Silvano also had the Summer Cup winner, the four-year-old Aslan, so won two of the country’s big three races.
Mogok finished just outside the top ten sires with his Grade 1 winner and July third placed Orbison being his chief earner.
The Equus Horse Of The Year Award might go to one of
the three-year-olds mentioned, although among them Irish Flame, who was July runner-up, was the only dual Grade 1 winner of the season, while Pierre Jourdan was the highest earner.
The only other dual Grade 1
winning horses of the season were the Jet Master superstar sprinter, J J The Jet Plane and the Windrush filly Mother Russia.
J J in fact only ran in two races in South Africa during the season and his superiority in both might see him earning a Jet Master progeny the Horse Of The Year Award for the fourth year in a row with Pocket Power having won it for the last three years.
Pocket Power himself can’t be written off for the title again having won the Queen’s Plate for the fourth time in succession and having finished third in three other Grade 1 events.
The performances of Mother Russia helped Windrush make it into the top ten sires for the first time.
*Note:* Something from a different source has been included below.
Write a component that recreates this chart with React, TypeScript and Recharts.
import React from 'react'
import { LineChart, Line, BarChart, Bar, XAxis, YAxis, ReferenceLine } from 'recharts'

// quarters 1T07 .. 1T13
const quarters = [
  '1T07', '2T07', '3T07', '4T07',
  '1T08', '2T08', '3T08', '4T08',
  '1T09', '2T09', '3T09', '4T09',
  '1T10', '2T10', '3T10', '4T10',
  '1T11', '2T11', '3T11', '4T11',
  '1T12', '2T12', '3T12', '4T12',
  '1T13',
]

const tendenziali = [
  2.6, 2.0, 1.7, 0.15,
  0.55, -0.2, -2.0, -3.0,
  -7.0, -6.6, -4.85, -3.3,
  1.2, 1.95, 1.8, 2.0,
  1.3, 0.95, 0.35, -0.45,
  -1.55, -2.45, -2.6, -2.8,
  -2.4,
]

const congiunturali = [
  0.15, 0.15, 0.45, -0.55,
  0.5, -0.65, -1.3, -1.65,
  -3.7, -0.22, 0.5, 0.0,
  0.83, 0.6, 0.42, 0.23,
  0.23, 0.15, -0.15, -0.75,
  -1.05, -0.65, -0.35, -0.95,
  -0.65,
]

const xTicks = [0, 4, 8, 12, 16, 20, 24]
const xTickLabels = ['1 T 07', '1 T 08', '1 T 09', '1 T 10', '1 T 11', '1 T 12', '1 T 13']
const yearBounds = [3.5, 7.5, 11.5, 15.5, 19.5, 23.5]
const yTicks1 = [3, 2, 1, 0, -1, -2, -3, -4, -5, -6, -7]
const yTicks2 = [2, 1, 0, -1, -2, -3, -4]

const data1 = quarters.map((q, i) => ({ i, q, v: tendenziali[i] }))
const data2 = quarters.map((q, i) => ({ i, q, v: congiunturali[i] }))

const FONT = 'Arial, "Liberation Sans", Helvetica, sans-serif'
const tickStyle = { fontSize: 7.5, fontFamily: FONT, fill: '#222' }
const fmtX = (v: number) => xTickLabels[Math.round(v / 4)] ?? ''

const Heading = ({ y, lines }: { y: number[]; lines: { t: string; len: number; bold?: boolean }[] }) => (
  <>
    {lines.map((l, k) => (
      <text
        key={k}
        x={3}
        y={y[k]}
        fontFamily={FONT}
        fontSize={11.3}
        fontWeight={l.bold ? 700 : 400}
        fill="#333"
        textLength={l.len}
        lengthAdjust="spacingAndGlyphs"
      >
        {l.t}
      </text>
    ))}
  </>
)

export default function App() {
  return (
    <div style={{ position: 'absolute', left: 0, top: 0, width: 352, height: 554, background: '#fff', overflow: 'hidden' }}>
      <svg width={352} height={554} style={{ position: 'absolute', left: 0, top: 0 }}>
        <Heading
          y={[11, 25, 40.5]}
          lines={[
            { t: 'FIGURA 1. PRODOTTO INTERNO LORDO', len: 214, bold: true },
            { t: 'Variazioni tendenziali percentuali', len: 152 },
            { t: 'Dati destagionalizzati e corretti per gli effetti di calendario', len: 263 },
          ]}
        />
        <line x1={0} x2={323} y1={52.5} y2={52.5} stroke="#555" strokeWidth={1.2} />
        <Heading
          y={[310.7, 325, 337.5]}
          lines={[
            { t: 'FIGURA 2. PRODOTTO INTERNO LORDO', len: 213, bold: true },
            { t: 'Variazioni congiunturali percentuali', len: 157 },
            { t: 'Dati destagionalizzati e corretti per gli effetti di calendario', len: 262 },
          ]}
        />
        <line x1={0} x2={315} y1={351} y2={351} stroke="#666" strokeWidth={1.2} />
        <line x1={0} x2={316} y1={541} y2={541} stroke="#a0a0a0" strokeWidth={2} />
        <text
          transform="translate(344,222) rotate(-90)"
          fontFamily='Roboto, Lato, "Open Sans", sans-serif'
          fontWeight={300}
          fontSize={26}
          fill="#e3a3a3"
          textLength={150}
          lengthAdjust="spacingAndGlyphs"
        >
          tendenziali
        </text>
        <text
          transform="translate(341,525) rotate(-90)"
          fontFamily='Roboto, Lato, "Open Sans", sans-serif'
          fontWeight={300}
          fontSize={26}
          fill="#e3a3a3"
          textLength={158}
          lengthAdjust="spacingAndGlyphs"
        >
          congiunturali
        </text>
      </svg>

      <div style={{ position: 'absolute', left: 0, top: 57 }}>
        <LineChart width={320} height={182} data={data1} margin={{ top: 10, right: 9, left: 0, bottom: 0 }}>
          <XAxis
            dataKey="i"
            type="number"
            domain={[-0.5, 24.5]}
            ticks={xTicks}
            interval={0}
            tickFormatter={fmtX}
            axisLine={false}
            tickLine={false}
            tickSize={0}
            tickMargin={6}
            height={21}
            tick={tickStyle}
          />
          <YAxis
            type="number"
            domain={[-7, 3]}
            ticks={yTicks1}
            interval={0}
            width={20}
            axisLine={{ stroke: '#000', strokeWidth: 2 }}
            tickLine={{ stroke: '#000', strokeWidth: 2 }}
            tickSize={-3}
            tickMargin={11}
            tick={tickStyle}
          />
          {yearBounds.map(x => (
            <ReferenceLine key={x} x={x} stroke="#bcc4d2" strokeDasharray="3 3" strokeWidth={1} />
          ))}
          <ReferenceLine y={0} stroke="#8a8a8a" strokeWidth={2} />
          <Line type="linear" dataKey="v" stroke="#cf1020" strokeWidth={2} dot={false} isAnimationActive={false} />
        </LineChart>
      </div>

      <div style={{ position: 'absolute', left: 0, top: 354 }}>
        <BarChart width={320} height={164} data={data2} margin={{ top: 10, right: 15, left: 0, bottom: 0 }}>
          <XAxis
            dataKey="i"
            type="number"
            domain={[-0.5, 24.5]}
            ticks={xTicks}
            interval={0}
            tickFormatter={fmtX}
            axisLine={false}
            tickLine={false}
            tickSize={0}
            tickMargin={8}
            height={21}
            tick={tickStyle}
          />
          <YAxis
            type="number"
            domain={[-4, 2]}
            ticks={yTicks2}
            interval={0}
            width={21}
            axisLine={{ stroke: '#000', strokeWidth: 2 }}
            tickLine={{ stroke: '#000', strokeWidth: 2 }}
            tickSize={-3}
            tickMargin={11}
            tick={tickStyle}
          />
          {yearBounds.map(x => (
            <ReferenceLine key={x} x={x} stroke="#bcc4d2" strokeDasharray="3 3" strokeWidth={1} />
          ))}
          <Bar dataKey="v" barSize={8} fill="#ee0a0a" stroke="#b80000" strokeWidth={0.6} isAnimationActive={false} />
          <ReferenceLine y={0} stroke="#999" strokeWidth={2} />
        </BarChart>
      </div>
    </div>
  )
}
He finished eighth.
If Bold Silvano does get Horse Of The Year it will boost his stallion potential one day.
Breeders and buyers won’t make the same mistake with him as they did with Jet Master, whom they said had too weak a female line to make it as a stallion.
Like Jet Master, Bold Silvano has a long line of South African-breds in his direct female line.
Furthermore, Jet Master’s seventh dam was the South African-bred Giddy Girl by the imported Polymelus sire, Polystome, while Bold Silvano’s sixth dam was also a South African-bred by an imported Polymelus sire, Polyscope.
The leading freshman stallion was Tiger Ridge, who produced 11 winners of 13 races and was unlucky not to win a Grade 1 with Kavanagh.
He is closely related to the former South African Champion Sire Al Mufti, who is damsire of Bold Silvano.
Tiger Ridge is from a stallion producing family being out of Weekend Surprise, who is a daughter of Al Mufti’s celebrated dam, Lassie Dear.